A new study reveals that earthquakes can permanently deform the Earth, based on information obtained from earthquakes in Chile.
While most research conducted over the past century claims that the Earth typically rebounds after earthquakes, the new research conducted by a team of researchers, led by Cornell University's Richard Allmendinger, reveals that crust in northern Chile cracked as a result of earthquakes of magnitude seven or higher.
"My graduate students and I originally went to northern Chile to study other features," Allmendinger said. "While we were there, our Chilean colleague, Professor Gabriel González of the Universidad Católica del Norte, took us to a region where these cracks were particularly well-exposed."

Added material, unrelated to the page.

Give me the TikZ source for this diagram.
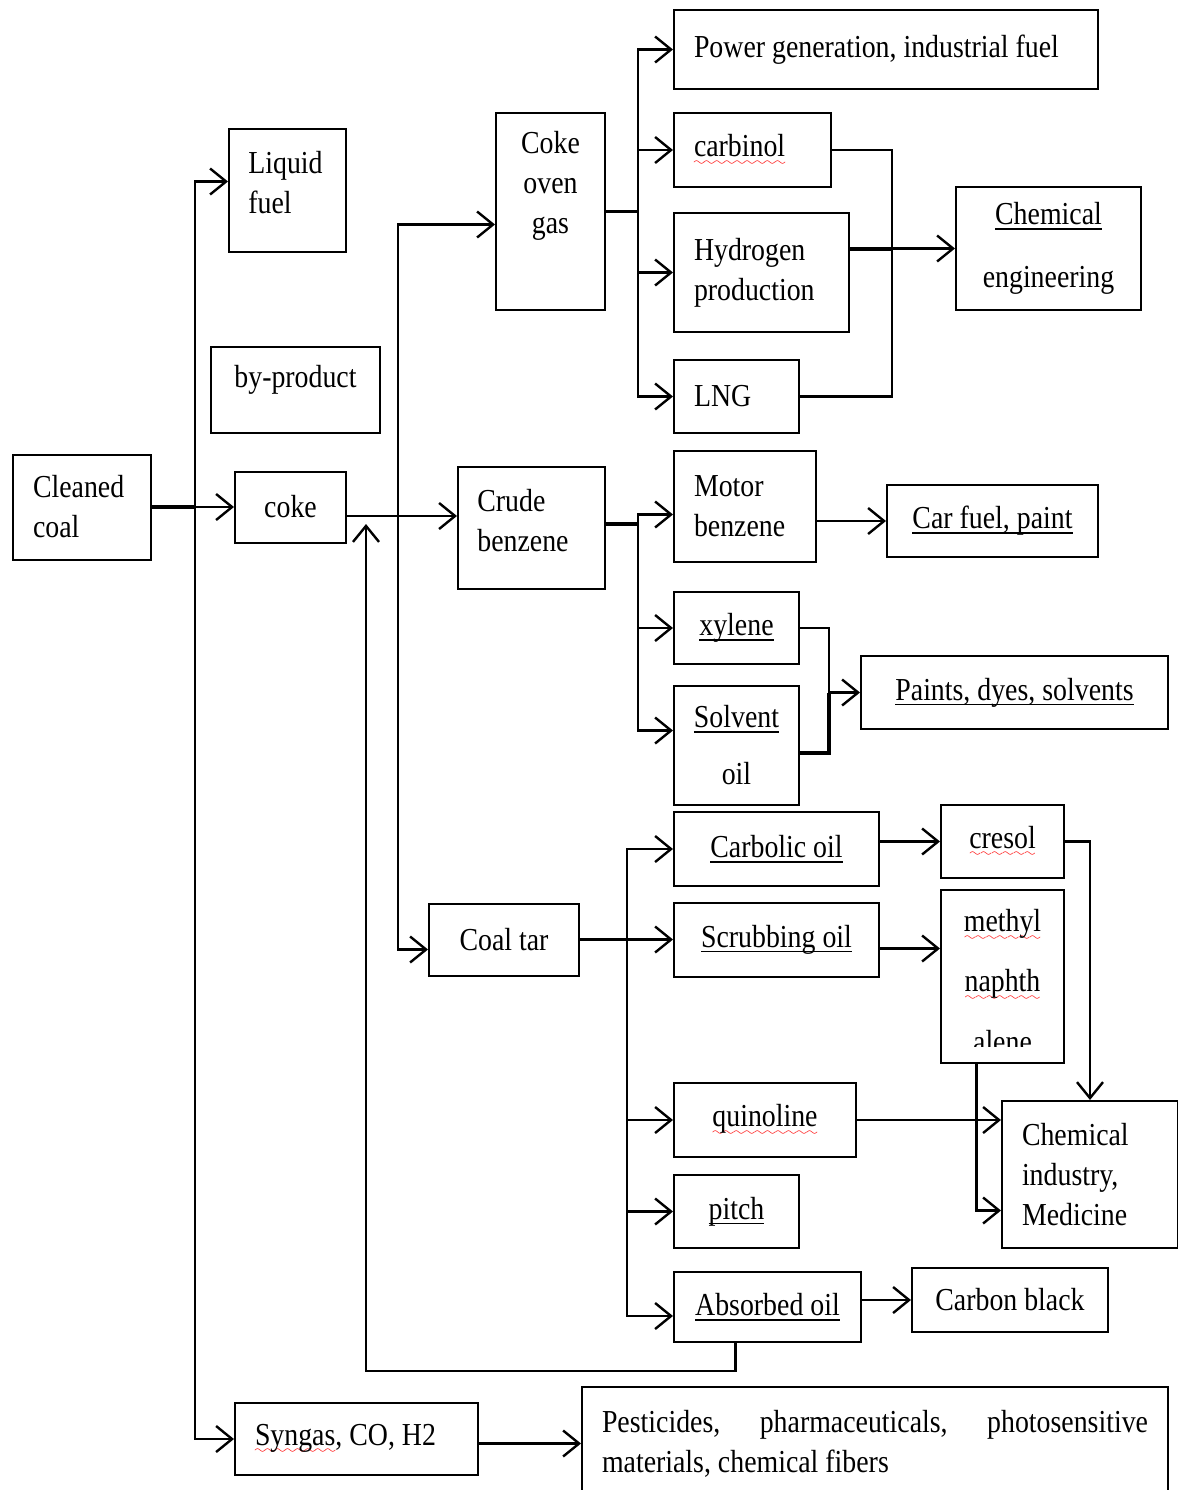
\documentclass[tikz,border=0pt]{standalone}
\usepackage{fontspec}
\setmainfont{Liberation Serif}[FakeStretch=0.87]
\usetikzlibrary{arrows.meta}
\newcommand{\fs}{\fontsize{16pt}{20pt}\selectfont}
\newsavebox{\ulbox}
\font\sixly=lasy6
\newcommand{\ul}[1]{\sbox\ulbox{#1}\rlap{\rule[-2.6pt]{\wd\ulbox}{0.9pt}}\usebox\ulbox}
\newcommand{\redwave}[1]{\sbox\ulbox{#1}\rlap{\textcolor{red}{\lower4.2pt\hbox to\wd\ulbox{\xleaders\hbox{\sixly\char58}\hfil}}}\usebox\ulbox}
\hyphenpenalty=10000
\tikzset{
  box/.style={draw, line width=1pt, inner sep=0pt, align=center, font=\fs},
  lbox/.style={box, align=flush left, inner xsep=10pt},
  wh/.style 2 args={minimum width=#1, minimum height=#2},
  txt/.style={inner sep=0pt, align=center, font=\fs},
  link/.style={line width=1.2pt},
  arr/.style={link, -{Straight Barb[length=8pt,width=13pt]}}
}

\begin{document}
\begin{tikzpicture}[x=0.5pt, y=-0.5pt]
  \useasboundingbox (0,0) rectangle (1178,1490);

  \node[lbox, text width=49pt, minimum height=52.5pt] (cc) at (82,507) {Cleaned\\coal};
  \node[box, wh={58.5pt}{61.5pt}] (lf) at (287.5,190.5) {};
  \node[txt, align=left, anchor=west] (lf-t) at (248,183) {Liquid\\fuel};
  \node[box, wh={84.5pt}{43pt}] (bp) at (295.5,390) {};
  \node[txt] (bp-t) at (295.5,380) {by-product};
  \node[box, wh={55.5pt}{35.5pt}] (coke) at (290.5,507) {coke};
  \node[box, wh={54.5pt}{98.5pt}] (cog) at (550.5,211.5) {};
  \node[txt] (cog-t) at (550.5,186) {Coke\\oven\\gas};
  \node[lbox, text width=192pt, minimum height=39.5pt] (pow) at (886,49.5) {\mbox{Power generation, industrial fuel}};
  \node[lbox, text width=58.5pt, minimum height=37pt] (carb) at (752.5,150) {\redwave{carbinol}};
  \node[lbox, text width=67.5pt, minimum height=59.5pt] (hyd) at (761.5,272.5) {Hydrogen\\production};
  \node[lbox, text width=42.5pt, minimum height=36.5pt] (lng) at (736.5,396.5) {LNG};
  \node[box, wh={92.5pt}{61.5pt}] (cheme) at (1048.5,248.5) {\ul{Chemical}\\[11.5pt]engineering};
  \node[box, wh={73.5pt}{61pt}] (cb) at (531.5,528) {};
  \node[txt, align=left, anchor=west] (cb-t) at (477,520.5) {Crude\\benzene};
  \node[lbox, text width=51pt, minimum height=55.5pt] (mb) at (745,506.5) {Motor\\benzene};
  \node[box, wh={105.5pt}{36pt}] (car) at (992.5,521) {\ul{Car fuel, paint}};
  \node[box, wh={62.5pt}{36pt}] (xyl) at (736.5,628) {\ul{xylene}};
  \node[box, wh={62.5pt}{59.5pt}] (solv) at (736.5,745.5) {\ul{Solvent}\\[8.5pt]oil};
  \node[box, wh={153.5pt}{36.5pt}] (paint) at (1014.5,692.5) {\ul{Paints, dyes, solvents}};
  \node[box, wh={102.5pt}{37pt}] (carbo) at (776.5,849) {\ul{Carbolic oil}};
  \node[box, wh={61.5pt}{36.5pt}] (cres) at (1002.5,841.5) {\redwave{cresol}};
  \node[box, wh={75pt}{36pt}] (tar) at (504,939.5) {Coal tar};
  \node[box, wh={102.5pt}{37pt}] (scrub) at (776.5,939.5) {\ul{Scrubbing oil}};
  \node[box, wh={61.5pt}{86.5pt}] (meth) at (1002.5,976.5) {};
  \node[txt] (meth-t) at (1002.5,955) {\redwave{methyl}\\[10pt]\redwave{naphth}};
  \begin{scope}
    \clip (meth.north west) rectangle ([yshift=9pt]meth.south east);
    \node[txt, anchor=base] (meth-c) at (1002.5,1052) {alene};
  \end{scope}
  \node[box, wh={91pt}{37pt}] (quin) at (765,1120) {\redwave{quinoline}};
  \node[box, wh={62.5pt}{36.5pt}] (pitch) at (736.5,1211.5) {\ul{pitch}};
  \node[lbox, text width=68pt, minimum height=73.5pt] (chem) at (1090,1174.5) {Chemical\\industry,\\Medicine};
  \node[box, wh={93.5pt}{35pt}] (abs) at (767.5,1307) {\ul{Absorbed oil}};
  \node[box, wh={98pt}{32pt}] (black) at (1010,1300) {Carbon black};
  \node[lbox, text width=101.5pt, minimum height=36pt] (syn) at (356.5,1439) {\mbox{\redwave{Syngas}, CO, H2}};
  \node[lbox, text width=273pt, minimum height=56.5pt] (pest) at (875,1443.5) {Pesticides,\hfill pharmaceuticals,\hfill photosensitive\\materials, chemical fibers};

  \coordinate (a1) at (195,507);
  \coordinate (b1) at (398,516);
  \coordinate (c1) at (638,211.5);
  \coordinate (c2) at (892,248.5);
  \coordinate (c3) at (638,524);
  \coordinate (c4) at (829,692.5);
  \coordinate (c5) at (627,939.5);
  \coordinate (f1) at (366,1371);

  \draw[link, line width=2.4pt] (cc.east) -- (a1);
  \draw[arr] (a1) -- (coke.west);
  \draw[arr] (a1) |- ([yshift=4.5pt]lf.west);
  \draw[arr] (a1) |- (syn.west);
  \draw[arr] (coke.east |- b1) -- (cb.west |- b1);
  \draw[arr] (b1) |- ([yshift=-6.5pt]cog.west);
  \draw[arr] (b1) |- ([yshift=-5pt]tar.west);
  \draw[arr, shorten >=4pt] ([xshift=-16pt]abs.south) |- (f1) -- (f1 |- b1);

  \draw[link] (cog.east) -- (c1);
  \draw[arr] (c1) |- (pow.west);
  \draw[arr] (c1) |- (carb.west);
  \draw[arr] (c1) |- (hyd.west);
  \draw[arr] (c1) |- (lng.west);
  \draw[link] (carb.east) -| (c2);
  \draw[link] (lng.east) -| (c2);
  \draw[link, line width=2pt] (hyd.east |- c2) -- (c2);
  \draw[arr] (c2) -- (cheme.west);

  \draw[link, line width=2pt] (cb.east |- c3) -- (c3);
  \draw[arr] (c3) |- ([yshift=-4pt]mb.west);
  \draw[arr] (c3) |- (xyl.west);
  \draw[arr] (c3) |- ([yshift=7.5pt]solv.west);
  \draw[arr] (mb.east |- car.west) -- (car.west);
  \draw[link] (xyl.east) -| (c4);
  \draw[link, line width=2pt] ([yshift=-3.5pt]solv.east) -| (c4);
  \draw[arr] (c4) -- (paint.west);

  \draw[arr] (tar.east) -- (scrub.west);
  \draw[arr] (c5) |- (carbo.west);
  \draw[arr] (c5) |- (quin.west);
  \draw[arr] (c5) |- (pitch.west);
  \draw[arr] (c5) |- ([yshift=-4.5pt]abs.west);
  \draw[arr] (carbo.east |- cres.west) -- (cres.west);
  \draw[arr] ([yshift=-4.5pt]scrub.east) -- ([yshift=-4.5pt]scrub.east -| meth.west);
  \draw[arr] (cres.east) -| (chem.north);
  \draw[arr] (quin.east) -- (quin.east -| chem.west);
  \draw[arr] ([xshift=-13pt]meth.south) |- ([yshift=-18pt]chem.west);
  \draw[arr] (abs.east |- black.west) -- (black.west);
  \draw[arr] (syn.east |- pest.west) -- (pest.west);
\end{tikzpicture}
\end{document}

"I still remember feeling blown away — never seen anything like them in my 40 years as a geologist — and also perplexed," Allmendinger told OurAmazingPlanet. "What were these features and how did they form? Scientists hate things like this unexplained, so it kept bouncing around in my mind."
The dry region of northern Chile is a particularly good location for the study of earthquakes, preserving thousands of earthquake cycles, far more than those preserved in other regions. Because of the higher degree of cycle preservation, the researchers were able to examine earthquake behavior over a longer period, facilitating pattern recognition. They found that between one and 10 percent of the Earth's deformation that took place as a result of 2,000 to 9,000 earthquakes over the past 800,000 to one million years was permanent. These deformations manifested themselves as cracks in the Atacama Desert.
"It is only in a place like the Atacama Desert that these cracks can be observed — in all other places, surface processes erase them within days or weeks of their formation, but in the Atacama, they are preserved for millions of years," Allmendinger said. "We have every reason to believe that our results would be applicable to other areas, but is simply not preserved for study the way that it is in the Atacama Desert."
The results suggest that deformations resulting from earthquakes are less elastic than previously thought. The study is published online as of April 28 in the journal Nature Geoscience.